Napoli, una dolce e pacata tristezza
Son tornato a Napoli, qualche giorno fa. La città mi ha nuovamente mostrato il suo ventre, come faceva quando ero bambino. Mi sono lasciato trasportare dall’andirivieni della sua gente, a Forcella, alla Vicaria Vecchia, alla Sanità, ai Tribunali, ai Quartieri Spagnoli. Sono salito a San Martino, e lì giaceva la città, ai miei piedi, inerme, brulicante, ferita. Sono sceso a Santa Brigida, dove l’antico mercato del pesce – ormai sparito – appariva e spariva alla memoria. Dal mare, con un kajak, ho seguito il tufo giallo della sua costa, dallo Scoglio delle Sirene a Mergellina, fino a Posillipo e alla Gaiola. Sono entrato in profondità nelle sue viscere, in pozzi, cunicoli e cisterne scavati da Greci e Romani per rifornire d’acqua la città. Ho ripercorso a lenti passi il cortile dell’Annunziata, dove giocavano i tanti “figli della Madonna” esposti alla Ruota. Ed è stato lì, in quel cortile, che immagini che credevo sepolte son tornate alla mia mente. Le storielle di improbabili “Munacielli” raccontate da mia madre, i ricordi di mio padre, dei suoi anni alla Federico II, le mani di mia nonna, nata all’Ospedale degli Incurabili nel 1886, due anni dopo il terribile colera narrato da Matilde Serao.

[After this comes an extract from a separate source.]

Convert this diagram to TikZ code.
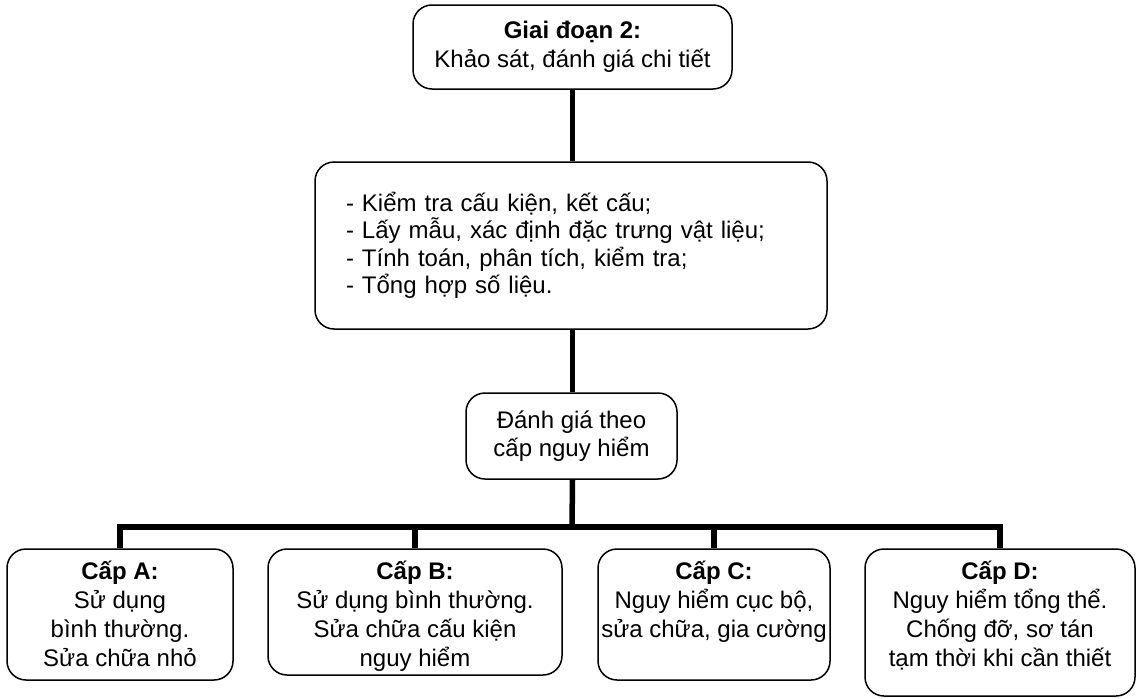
\documentclass[tikz,border=0pt]{standalone}
\usepackage{fontspec}
\setmainfont{Liberation Sans}
\begin{document}
\begin{tikzpicture}[x=1pt,y=-1pt,
  box/.style={draw=black, line width=1.5pt, rounded corners=19pt, inner sep=0pt},
  conn/.style={draw=black, line width=5.5pt},
  txt/.style={align=center, inner sep=0pt, font=\fontsize{24}{29}\selectfont}]
\useasboundingbox (0,0) rectangle (1136,699);
% boxes
\node[box, txt, minimum width=319pt, minimum height=84pt] (top) at (572.5,47)
  {\textbf{Giai đoạn 2:}\\Khảo sát, đánh giá chi tiết};
\node[box, txt, align=left, text width=450pt, inner xsep=31pt, minimum height=167pt, font=\fontsize{24}{27.5}\selectfont] (mid) at (571,245.5)
  {- Kiểm tra cấu kiện, kết cấu;\\- Lấy mẫu, xác định đặc trưng vật liệu;\\- Tính toán, phân tích, kiểm tra;\\- Tổng hợp số liệu.};
\node[box, txt, font=\fontsize{24}{28}\selectfont, minimum width=211pt, minimum height=86pt] (ev) at (571.5,436)
  {Đánh giá theo\\cấp nguy hiểm};
\node[box, minimum width=226pt, minimum height=131pt] (A) at (120,614.5) {};
\node[box, minimum width=294pt, minimum height=126pt] (B) at (415,612) {};
\node[box, minimum width=232pt, minimum height=131pt] (C) at (714,614.5) {};
\node[box, minimum width=270pt, minimum height=147pt] (D) at (1000,622.5) {};
% texts of the level boxes
\node[txt, anchor=north, yshift=-7pt] (At) at (A.north)
  {\rule{0pt}{24pt}\textbf{Cấp A:}\\Sử dụng\\bình thường.\\Sửa chữa nhỏ};
\node[txt, anchor=north, yshift=-7pt] (Bt) at (B.north)
  {\rule{0pt}{24pt}\textbf{Cấp B:}\\Sử dụng bình thường.\\Sửa chữa cấu kiện\\nguy hiểm};
\node[txt, anchor=north, yshift=-7pt] (Ct) at (C.north)
  {\rule{0pt}{24pt}\textbf{Cấp C:}\\Nguy hiểm cục bộ,\\sửa chữa, gia cường};
\node[txt, anchor=north, yshift=-7pt] (Dt) at (D.north)
  {\rule{0pt}{24pt}\textbf{Cấp D:}\\Nguy hiểm tổng thể.\\Chống đỡ, sơ tán\\tạm thời khi cần thiết};
% connectors
\coordinate (bar) at (572,527);
\draw[conn] (top.south) -- (top.south |- mid.north);
\draw[conn] (top.south |- mid.south) -- (top.south |- ev.north);
\draw[conn] (top.south |- ev.south) -- (bar);
\draw[conn] (A.north) -- (A.north |- bar) -- (D.north |- bar) -- (D.north);
\draw[conn] (B.north) -- (B.north |- bar);
\draw[conn] (C.north) -- (C.north |- bar);
\end{tikzpicture}
\end{document}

Le pagine del suo libro si sono mescolate con i ricordi del “mio” colera, quello dell’agosto 1973, quando la gente malediva le cozze e chiedeva il vaccino, mentre grosse autobotti imbiancavano di calce e disinfettante i muri e le strade della città. Percorrendo Spaccanapoli mi sembrava ancora di sentirlo, quell’odore. E mi sono tornate alla mente le lancette dell’orologio ferme alle 19.34 di quel 23 novembre 1980, quando il terremoto ha sepolto uomini e ricordi. La mia reazione di allora si è confusa allo stupore e alla rabbia di oggi: hanno ripreso vita le assemblee studentesche di quel lontano novembre, i tazebao nell’atrio di scuola, la raccolta di tende e coperte, i preparativi per partire, per “andare a dare una mano”, come si diceva con gli altri compagni del liceo. A Napoli tutto è azzurro, anche la malinconia. Il suo fascino, il mistero di questa città, è che in ogni angolo che osservi, in ogni cosa che contempli scopri sempre il legame con lo sconfinato orizzonte della malinconia. E a volte è bello sentirsi inseguiti da questa indistinguibile sensazione di dolce e pacata tristezza.